Quelles perspectives ?
Les pays européens sont attachés à leurs fleurons industriels de l’armement. Outil de puissance et d’influence, ils sont gages de souveraineté et de protection dans un continent qui a vu le retour de la guerre en février 2022. De plus, les exportations nationales d’armement sont essentielles pour la sauvegarde des Bases Industrielles et Technologiques de Défense des pays producteurs.Toutefois, l’Europe s’est dotée d’institutions et d’agences chargées d’assurer la coopération entre les industriels. L’organisation conjointe de coopération en matière d’armement (OCCAr) coordonne des programmes d’armement entre pays européens. De son côté l’Union européenne a donné naissance à l’Agence Européenne de la Défense (AED) qui soutient les efforts des projets de la défense européenne. Ces deux organismes contribuent au développement de l’Eurodrone qui doit fournir les armées de l’air française, italienne, allemande et espagnole à sa mise en service en 2028. Enfin, le Fonds Européen de la Défense (FED) soutient les projets transnationaux rassemblant trois industriels issus de trois pays différents. Il est doté d’un budget de 8 milliards d’euros.
Les pays européens ont su autrefois combiner leurs forces. L’Eurofighter reste une alliance entre quatre pays du continent comme le Panavia Tornado qui a rassemblé les Allemands, les Britanniques et les Italiens. La réussite d’Airbus a donné naissance à Airbus Defense & Space et Airbus helicopters. Créé en 2001 par l’européen Airbus, le britannique BAE systems et l’italien Leonardo, le missilier MBDA est le deuxième de son secteur en termes de chiffre d’affaires.
Par ailleurs, les politiques d’exportation peuvent aussi impacter la création d’une industrie d’armement européenne. Le parlement néerlandais avait notamment refusé en 2013 de vendre ses Leopard 2 à l’Indonésie en raison d’une crainte de leur utilisation pour réprimer les minorités ethniques et religieuses. C’est alors l’Allemagne qui avait rempli le besoin de l’armée indonésienne. Pourtant, le gouvernement allemand bloque la possible exportation d’Eurofighter à l’Arabie Saoudite en raison du non-respect de certains des Droits de l’Homme alors que le Royaume-Uni a donné son accord. En conséquence, les Saoudiens se sont rapprochés des Français au sujet des Rafales.

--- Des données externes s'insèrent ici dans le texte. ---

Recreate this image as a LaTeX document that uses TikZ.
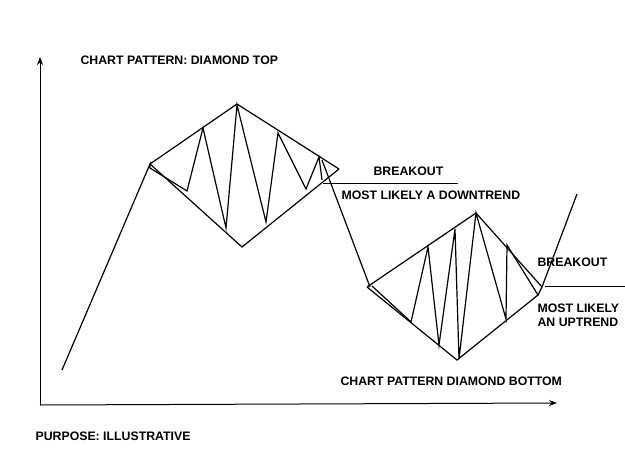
\documentclass[tikz,border=0pt]{standalone}
\usepackage{fontspec}
\setmainfont{Liberation Sans}
\usetikzlibrary{arrows.meta}
\begin{document}
\begin{tikzpicture}[x=1pt,y=-1pt,line width=1.2pt,
  lbl/.style={font=\bfseries\fontsize{12.3}{14}\selectfont,anchor=west,inner sep=0pt},
  ax/.style={line width=1pt,-{Stealth[length=8pt,width=6pt]}}]
\useasboundingbox (0,0) rectangle (625,469);
\coordinate (o) at (40,405);
\coordinate (yt) at (40,57);
\coordinate (xt) at (557,403);
\draw[ax] (o) -- (yt);
\draw[ax] (o) -- (xt);
% left diamond
\coordinate (L1) at (150,164); \coordinate (T1) at (237,104);
\coordinate (R1) at (339,169); \coordinate (B1) at (242,247);
\draw (L1) -- (T1) -- (R1) (L1) -- (B1) -- (R1);
\draw (62,370) -- (L1) -- (150,168) -- (187,191) -- (203,128) -- (226,228) -- (237,105)
  -- (266,222) -- (278,133) -- (306,189) -- (319,157) -- (322,180);
\draw (322,160) -- (370,287);
\draw[line width=0.9pt] (323,183) -- (458,183);
% right diamond
\coordinate (L2) at (367,287); \coordinate (T2) at (476,213);
\coordinate (R2) at (542,287); \coordinate (B2) at (457,360);
\draw (L2) -- (T2) -- (R2) (L2) -- (B2) -- (538,295);
\draw (372,286) -- (411,322) -- (428,247) -- (439,345) -- (455,229) -- (459,359)
  -- (476,213) -- (506,319) -- (507,245) -- (538,295) -- (542,287) -- (577,194);
\draw[line width=0.9pt] (545,286) -- (625,286);
% texts
\node[lbl] (t1) at (80,60) {CHART PATTERN: DIAMOND TOP};
\node[lbl] (t2) at (373,171) {BREAKOUT};
\node[lbl] (t3) at (341,195) {MOST LIKELY A DOWNTREND};
\node[lbl] (t4) at (537,262) {BREAKOUT};
\node[lbl,align=left] (t5) at (537,315) {MOST LIKELY\\AN UPTREND};
\node[lbl] (t6) at (340,381) {CHART PATTERN DIAMOND BOTTOM};
\node[lbl] (t7) at (35,436) {PURPOSE: ILLUSTRATIVE};
\end{tikzpicture}
\end{document}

Plus largement, la création d’une industrie de la défense européenne relève d’une stratégie européenne à long terme en lien avec le partage des compétences, le secret industriel et l’ambition géopolitique. Le couple franco-allemand tente de montrer l’exemple avec le projet SCAF mais aussi de celui de char de combat du futur MGCS (Main Ground Combat System) mais la vision française d’une autonomie stratégique européenne se heurte à la vision atlantiste et otanienne de l’Allemagne pour assurer la sécurité et la défense du continent.
La création d’une industrie de défense européenne relève non pas d’une simple coopération industrielle mais d’un projet politique dont les contours sont encore impossibles à dessiner aujourd’hui.